Under each version of the Act, “noncompetition agreements” include forfeiture for competition agreements, but do not include:
- Covenants not to solicit or hire employees or independent contractors of the employer;
- Covenants not to solicit or transact business with customers of the employer;
- Noncompetition agreements made in connection with the sale of a business or substantially all of the assets of a business where restricted person is a substantial owner;
- Noncompetition agreements outside of an employment relationship;
- Forfeiture agreements;
- Non-disclosure or confidentiality agreements;
- Invention assignment agreements;
- Garden leave clauses;
- Noncompetition agreements made in connection with the cessation of or separation from employment if the employee is expressly given seven business days to rescind acceptance; or
- Agreements by which an employee agrees to not reapply for employment to the same employer after termination of the employee.
The Uniform Trade Secrets Act
Presently, forty-nine states have adopted the Uniform Trade Secrets Act (UTSA). Massachusetts is the lone holdout without a comprehensive trade secret law. Both the House and Senate version would have Massachusetts join all the other states that have passed the UTSA.
Under the UTSA, a trade secret only has to satisfy three conditions. Those are:
- Information, including a formula, pattern, compilation, program, device, method, technique, or process,
- That derives independent economic value, actual or potential, from not being generally known to or readily ascertainable through appropriate means by other persons who might obtain economic value from its disclosure or use; and
- Is the subject of efforts that are reasonable under the circumstances to maintain its secrecy.
Once those conditions apply, the UTSA prohibits the misappropriation of the trade secret by improper means or by a breach of confidence.

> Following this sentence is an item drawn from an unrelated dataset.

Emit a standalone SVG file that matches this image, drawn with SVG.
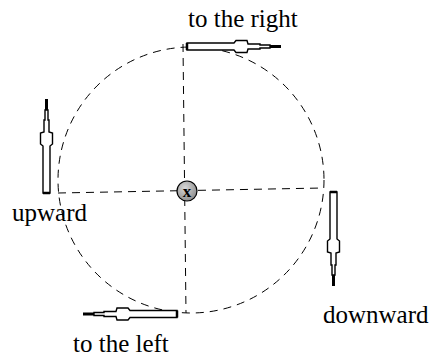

The UTSA allows for damages and injunctive relief by way of both restraint and by ordering affirmative acts. The UTSA also allows punitive damages for willful and malicious misappropriation as well as attorney fees if the claim of misappropriation is either made or defended in bad faith.
If you having anyone sign a noncompetition, you may want to do it sooner rather than later: if you are being asked to sign one, you might want to wait
The proposed Senate Bill has an emergency preamble. The House Bill does not. If the Bills were reconciled and the Senate version became law, the law would become effective immediately upon passage. Any company attempting to enter into a covenant not to compete would have to comply immediately with the new law.
If any employer is considering to have someone sign a noncompetition agreement they would be well advised to act so sooner rather than later. Likewise, if any employee, or possibly independent contractor, is given a noncompetition agreement in the near future, they might want to think twice about signing it, while this legislation is pending.
In either case, Agency Checklist will keep you posted.
Agency Checklist will keep its readers posted and over the next few weeks as the proposed Bill winds its way through the legislature. As of now there is no indication whether Governor Baker would sign the legislation in the present form if passed by the Legislature. The prior Governor, Governor Patrick, had previously attempted to ban covenants not to compete. The present Bill while not outright banning such agreements would probably make then so onerous that only the most important employees would ever be required to honor their agreement by receiving garden leave payments.